◆ Stated exercise ◆
Leave out the images and repeat the listing below without a single change.

-- BEGIN --

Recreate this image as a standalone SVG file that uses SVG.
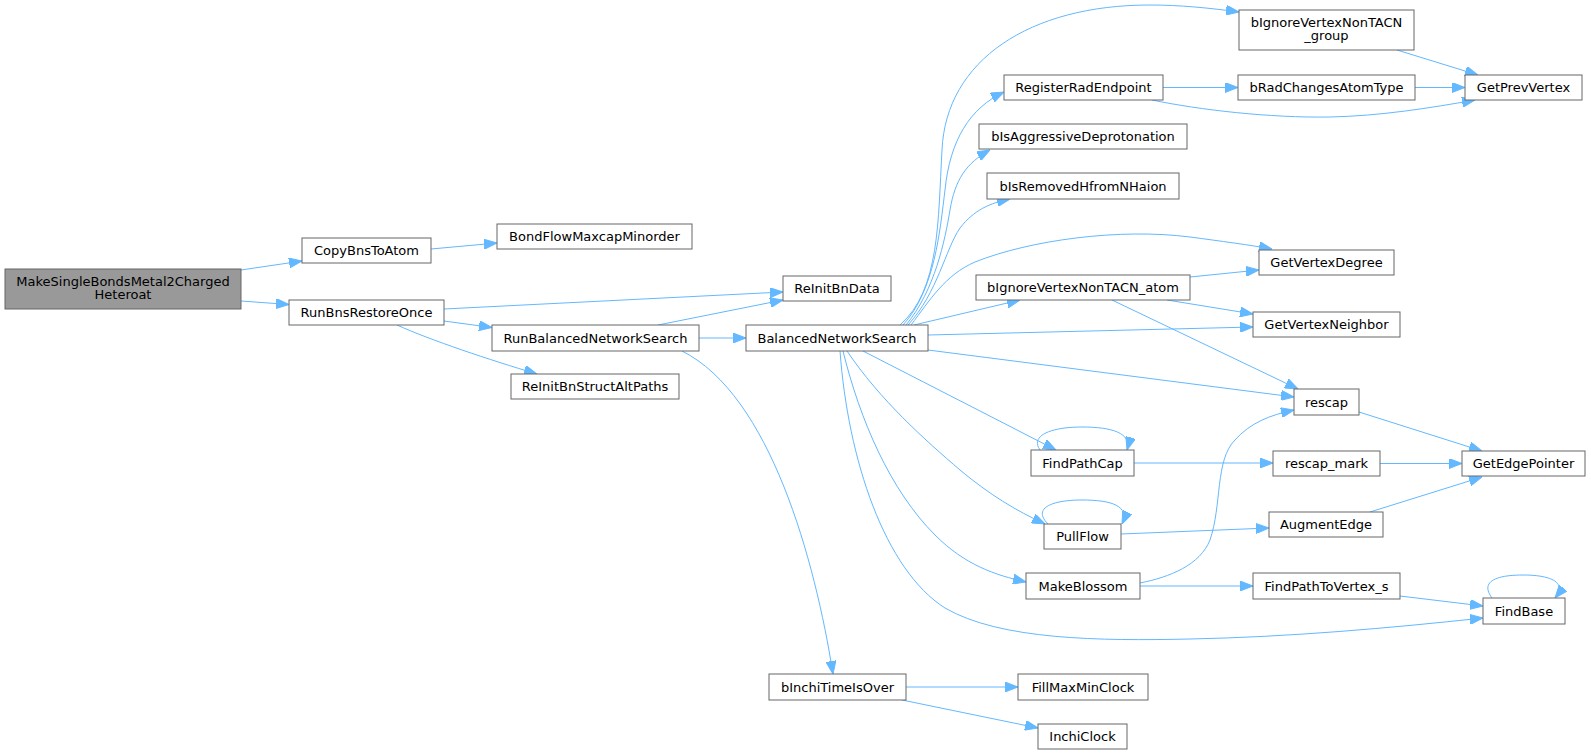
<svg xmlns="http://www.w3.org/2000/svg" width="1591" height="755" viewBox="0 0 1591 755">
<defs>
<marker id="arr" viewBox="0 0 13 10" refX="13" refY="5" markerWidth="13" markerHeight="10" markerUnits="userSpaceOnUse" orient="auto">
<path d="M0,0 L13,5 L0,10 z" fill="#63b8ff" stroke="#63b8ff" stroke-width="1"/>
</marker>
</defs>
<style>
.node rect{fill:#ffffff;stroke:#666666;stroke-width:1}
.node.root rect{fill:#999999}
text{font-family:"DejaVu Sans","Liberation Sans",sans-serif;font-size:13px;text-anchor:middle;fill:#000000}
.edges path{fill:none;stroke:#63b8ff;stroke-width:1;marker-end:url(#arr)}
</style>
<rect x="0" y="0" width="1591" height="755" fill="#ffffff"/>
<g id="edges" class="edges">
<path d="M241,270 L302,261"/>
<path d="M241,301 L289,304.5"/>
<path d="M431,249 L497,243"/>
<path d="M444,309 L783,292"/>
<path d="M444,321 L492,327.5"/>
<path d="M397,325 C430,340 490,360 537,374"/>
<path d="M658,325 L783,300"/>
<path d="M699,338 L746,338"/>
<path d="M682,351 C770,395 815,560 833,674"/>
<path d="M900,325 C940,290 938,220 942,150 C946,60 1030,5 1150,5 C1180,5 1210,8 1239,12"/>
<path d="M903,325 C935,290 940,230 945,190 C950,140 970,108 1004,92"/>
<path d="M906,325 C935,290 945,240 950,210 C955,180 966,163 990,150"/>
<path d="M908,325 C938,292 945,250 960,228 C974,210 990,203 1010,199"/>
<path d="M911,325 C930,300 945,275 975,262 C1030,240 1120,228 1190,237 C1220,241 1250,245 1272,249"/>
<path d="M914,325 L1020,300"/>
<path d="M928,335 L1253,327"/>
<path d="M928,350 L1294,397"/>
<path d="M863,351 L1056,450"/>
<path d="M847,351 C880,400 925,440 960,470 C990,495 1015,510 1045,524"/>
<path d="M843,351 C860,420 890,490 935,535 C965,565 995,575 1026,582"/>
<path d="M840,351 C848,460 885,570 945,608 C1000,640 1100,641 1190,639 C1290,637 1390,628 1483,618"/>
<path d="M1163,87.5 L1238,87.5"/>
<path d="M1152,100 C1200,110 1270,118 1330,117 C1380,116 1430,108 1475,100"/>
<path d="M1415,87.5 L1465,87.5"/>
<path d="M1397,50 L1478,75"/>
<path d="M1190,277 L1259,270"/>
<path d="M1167,300 L1253,314"/>
<path d="M1112,300 L1298,389"/>
<path d="M1040,450 C1030,436 1050,427 1082,427 C1112,427 1132,433 1127,450"/>
<path d="M1048,524 C1032,508 1052,500 1082,500 C1112,500 1130,506 1122,524"/>
<path d="M1134,463 L1273,463"/>
<path d="M1121,534 L1269,528"/>
<path d="M1140,583 C1170,577 1200,565 1210,540 C1222,505 1215,460 1235,440 C1250,423 1270,415 1294,410"/>
<path d="M1140,586 L1253,586"/>
<path d="M1400,596 L1483,606"/>
<path d="M1492,598 C1480,582 1495,575 1523,575 C1550,575 1568,582 1555,598"/>
<path d="M1359,412 L1482,451"/>
<path d="M1380,463.5 L1462,463.5"/>
<path d="M1370,512 L1482,477"/>
<path d="M906,687 L1018,687"/>
<path d="M902,700 L1038,728"/>
</g>
<g id="n0" class="node root"><rect x="5" y="269" width="236" height="40"/><text x="123" y="285.5">MakeSingleBondsMetal2Charged</text><text x="123" y="299">Heteroat</text></g>
<g id="n1" class="node"><rect x="302" y="238" width="129" height="25"/><text x="366.5" y="255.2">CopyBnsToAtom</text></g>
<g id="n2" class="node"><rect x="289" y="300" width="155" height="25"/><text x="366.5" y="317.2">RunBnsRestoreOnce</text></g>
<g id="n3" class="node"><rect x="497" y="224" width="195" height="25"/><text x="594.5" y="241.2">BondFlowMaxcapMinorder</text></g>
<g id="n4" class="node"><rect x="492" y="325" width="207" height="26"/><text x="595.5" y="342.7">RunBalancedNetworkSearch</text></g>
<g id="n5" class="node"><rect x="511" y="374" width="168" height="25"/><text x="595" y="391.2">ReInitBnStructAltPaths</text></g>
<g id="n6" class="node"><rect x="783" y="276" width="108" height="25"/><text x="837" y="293.2">ReInitBnData</text></g>
<g id="n7" class="node"><rect x="746" y="325" width="182" height="26"/><text x="837" y="342.7">BalancedNetworkSearch</text></g>
<g id="n8" class="node"><rect x="769" y="674" width="137" height="26"/><text x="837.5" y="691.7">bInchiTimeIsOver</text></g>
<g id="n9" class="node"><rect x="1239" y="10" width="175" height="40"/><text x="1326.5" y="26.5">bIgnoreVertexNonTACN</text><text x="1326.5" y="40">_group</text></g>
<g id="n10" class="node"><rect x="1004" y="75" width="159" height="25"/><text x="1083.5" y="92.2">RegisterRadEndpoint</text></g>
<g id="n11" class="node"><rect x="979" y="124" width="208" height="25"/><text x="1083" y="141.2">bIsAggressiveDeprotonation</text></g>
<g id="n12" class="node"><rect x="987" y="173" width="192" height="26"/><text x="1083" y="190.7">bIsRemovedHfromNHaion</text></g>
<g id="n13" class="node"><rect x="976" y="275" width="214" height="25"/><text x="1083" y="292.2">bIgnoreVertexNonTACN_atom</text></g>
<g id="n14" class="node"><rect x="1031" y="450" width="103" height="26"/><text x="1082.5" y="467.7">FindPathCap</text></g>
<g id="n15" class="node"><rect x="1044" y="524" width="77" height="25"/><text x="1082.5" y="541.2">PullFlow</text></g>
<g id="n16" class="node"><rect x="1026" y="573" width="114" height="26"/><text x="1083" y="590.7">MakeBlossom</text></g>
<g id="n17" class="node"><rect x="1018" y="674" width="130" height="26"/><text x="1083" y="691.7">FillMaxMinClock</text></g>
<g id="n18" class="node"><rect x="1038" y="724" width="89" height="25"/><text x="1082.5" y="741.2">InchiClock</text></g>
<g id="n19" class="node"><rect x="1238" y="75" width="177" height="25"/><text x="1326.5" y="92.2">bRadChangesAtomType</text></g>
<g id="n20" class="node"><rect x="1259" y="250" width="135" height="25"/><text x="1326.5" y="267.2">GetVertexDegree</text></g>
<g id="n21" class="node"><rect x="1253" y="312" width="147" height="25"/><text x="1326.5" y="329.2">GetVertexNeighbor</text></g>
<g id="n22" class="node"><rect x="1294" y="389" width="65" height="26"/><text x="1326.5" y="406.7">rescap</text></g>
<g id="n23" class="node"><rect x="1273" y="451" width="107" height="25"/><text x="1326.5" y="468.2">rescap_mark</text></g>
<g id="n24" class="node"><rect x="1269" y="512" width="114" height="25"/><text x="1326" y="529.2">AugmentEdge</text></g>
<g id="n25" class="node"><rect x="1253" y="573" width="147" height="26"/><text x="1326.5" y="590.7">FindPathToVertex_s</text></g>
<g id="n26" class="node"><rect x="1465" y="75" width="117" height="25"/><text x="1523.5" y="92.2">GetPrevVertex</text></g>
<g id="n27" class="node"><rect x="1462" y="451" width="123" height="25"/><text x="1523.5" y="468.2">GetEdgePointer</text></g>
<g id="n28" class="node"><rect x="1483" y="598" width="82" height="26"/><text x="1524" y="615.7">FindBase</text></g>
</svg>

-- END --

◆ Complete response ◆
Recreate this image as a standalone SVG file that uses SVG.
<svg xmlns="http://www.w3.org/2000/svg" width="1591" height="755" viewBox="0 0 1591 755">
<defs>
<marker id="arr" viewBox="0 0 13 10" refX="13" refY="5" markerWidth="13" markerHeight="10" markerUnits="userSpaceOnUse" orient="auto">
<path d="M0,0 L13,5 L0,10 z" fill="#63b8ff" stroke="#63b8ff" stroke-width="1"/>
</marker>
</defs>
<style>
.node rect{fill:#ffffff;stroke:#666666;stroke-width:1}
.node.root rect{fill:#999999}
text{font-family:"DejaVu Sans","Liberation Sans",sans-serif;font-size:13px;text-anchor:middle;fill:#000000}
.edges path{fill:none;stroke:#63b8ff;stroke-width:1;marker-end:url(#arr)}
</style>
<rect x="0" y="0" width="1591" height="755" fill="#ffffff"/>
<g id="edges" class="edges">
<path d="M241,270 L302,261"/>
<path d="M241,301 L289,304.5"/>
<path d="M431,249 L497,243"/>
<path d="M444,309 L783,292"/>
<path d="M444,321 L492,327.5"/>
<path d="M397,325 C430,340 490,360 537,374"/>
<path d="M658,325 L783,300"/>
<path d="M699,338 L746,338"/>
<path d="M682,351 C770,395 815,560 833,674"/>
<path d="M900,325 C940,290 938,220 942,150 C946,60 1030,5 1150,5 C1180,5 1210,8 1239,12"/>
<path d="M903,325 C935,290 940,230 945,190 C950,140 970,108 1004,92"/>
<path d="M906,325 C935,290 945,240 950,210 C955,180 966,163 990,150"/>
<path d="M908,325 C938,292 945,250 960,228 C974,210 990,203 1010,199"/>
<path d="M911,325 C930,300 945,275 975,262 C1030,240 1120,228 1190,237 C1220,241 1250,245 1272,249"/>
<path d="M914,325 L1020,300"/>
<path d="M928,335 L1253,327"/>
<path d="M928,350 L1294,397"/>
<path d="M863,351 L1056,450"/>
<path d="M847,351 C880,400 925,440 960,470 C990,495 1015,510 1045,524"/>
<path d="M843,351 C860,420 890,490 935,535 C965,565 995,575 1026,582"/>
<path d="M840,351 C848,460 885,570 945,608 C1000,640 1100,641 1190,639 C1290,637 1390,628 1483,618"/>
<path d="M1163,87.5 L1238,87.5"/>
<path d="M1152,100 C1200,110 1270,118 1330,117 C1380,116 1430,108 1475,100"/>
<path d="M1415,87.5 L1465,87.5"/>
<path d="M1397,50 L1478,75"/>
<path d="M1190,277 L1259,270"/>
<path d="M1167,300 L1253,314"/>
<path d="M1112,300 L1298,389"/>
<path d="M1040,450 C1030,436 1050,427 1082,427 C1112,427 1132,433 1127,450"/>
<path d="M1048,524 C1032,508 1052,500 1082,500 C1112,500 1130,506 1122,524"/>
<path d="M1134,463 L1273,463"/>
<path d="M1121,534 L1269,528"/>
<path d="M1140,583 C1170,577 1200,565 1210,540 C1222,505 1215,460 1235,440 C1250,423 1270,415 1294,410"/>
<path d="M1140,586 L1253,586"/>
<path d="M1400,596 L1483,606"/>
<path d="M1492,598 C1480,582 1495,575 1523,575 C1550,575 1568,582 1555,598"/>
<path d="M1359,412 L1482,451"/>
<path d="M1380,463.5 L1462,463.5"/>
<path d="M1370,512 L1482,477"/>
<path d="M906,687 L1018,687"/>
<path d="M902,700 L1038,728"/>
</g>
<g id="n0" class="node root"><rect x="5" y="269" width="236" height="40"/><text x="123" y="285.5">MakeSingleBondsMetal2Charged</text><text x="123" y="299">Heteroat</text></g>
<g id="n1" class="node"><rect x="302" y="238" width="129" height="25"/><text x="366.5" y="255.2">CopyBnsToAtom</text></g>
<g id="n2" class="node"><rect x="289" y="300" width="155" height="25"/><text x="366.5" y="317.2">RunBnsRestoreOnce</text></g>
<g id="n3" class="node"><rect x="497" y="224" width="195" height="25"/><text x="594.5" y="241.2">BondFlowMaxcapMinorder</text></g>
<g id="n4" class="node"><rect x="492" y="325" width="207" height="26"/><text x="595.5" y="342.7">RunBalancedNetworkSearch</text></g>
<g id="n5" class="node"><rect x="511" y="374" width="168" height="25"/><text x="595" y="391.2">ReInitBnStructAltPaths</text></g>
<g id="n6" class="node"><rect x="783" y="276" width="108" height="25"/><text x="837" y="293.2">ReInitBnData</text></g>
<g id="n7" class="node"><rect x="746" y="325" width="182" height="26"/><text x="837" y="342.7">BalancedNetworkSearch</text></g>
<g id="n8" class="node"><rect x="769" y="674" width="137" height="26"/><text x="837.5" y="691.7">bInchiTimeIsOver</text></g>
<g id="n9" class="node"><rect x="1239" y="10" width="175" height="40"/><text x="1326.5" y="26.5">bIgnoreVertexNonTACN</text><text x="1326.5" y="40">_group</text></g>
<g id="n10" class="node"><rect x="1004" y="75" width="159" height="25"/><text x="1083.5" y="92.2">RegisterRadEndpoint</text></g>
<g id="n11" class="node"><rect x="979" y="124" width="208" height="25"/><text x="1083" y="141.2">bIsAggressiveDeprotonation</text></g>
<g id="n12" class="node"><rect x="987" y="173" width="192" height="26"/><text x="1083" y="190.7">bIsRemovedHfromNHaion</text></g>
<g id="n13" class="node"><rect x="976" y="275" width="214" height="25"/><text x="1083" y="292.2">bIgnoreVertexNonTACN_atom</text></g>
<g id="n14" class="node"><rect x="1031" y="450" width="103" height="26"/><text x="1082.5" y="467.7">FindPathCap</text></g>
<g id="n15" class="node"><rect x="1044" y="524" width="77" height="25"/><text x="1082.5" y="541.2">PullFlow</text></g>
<g id="n16" class="node"><rect x="1026" y="573" width="114" height="26"/><text x="1083" y="590.7">MakeBlossom</text></g>
<g id="n17" class="node"><rect x="1018" y="674" width="130" height="26"/><text x="1083" y="691.7">FillMaxMinClock</text></g>
<g id="n18" class="node"><rect x="1038" y="724" width="89" height="25"/><text x="1082.5" y="741.2">InchiClock</text></g>
<g id="n19" class="node"><rect x="1238" y="75" width="177" height="25"/><text x="1326.5" y="92.2">bRadChangesAtomType</text></g>
<g id="n20" class="node"><rect x="1259" y="250" width="135" height="25"/><text x="1326.5" y="267.2">GetVertexDegree</text></g>
<g id="n21" class="node"><rect x="1253" y="312" width="147" height="25"/><text x="1326.5" y="329.2">GetVertexNeighbor</text></g>
<g id="n22" class="node"><rect x="1294" y="389" width="65" height="26"/><text x="1326.5" y="406.7">rescap</text></g>
<g id="n23" class="node"><rect x="1273" y="451" width="107" height="25"/><text x="1326.5" y="468.2">rescap_mark</text></g>
<g id="n24" class="node"><rect x="1269" y="512" width="114" height="25"/><text x="1326" y="529.2">AugmentEdge</text></g>
<g id="n25" class="node"><rect x="1253" y="573" width="147" height="26"/><text x="1326.5" y="590.7">FindPathToVertex_s</text></g>
<g id="n26" class="node"><rect x="1465" y="75" width="117" height="25"/><text x="1523.5" y="92.2">GetPrevVertex</text></g>
<g id="n27" class="node"><rect x="1462" y="451" width="123" height="25"/><text x="1523.5" y="468.2">GetEdgePointer</text></g>
<g id="n28" class="node"><rect x="1483" y="598" width="82" height="26"/><text x="1524" y="615.7">FindBase</text></g>
</svg>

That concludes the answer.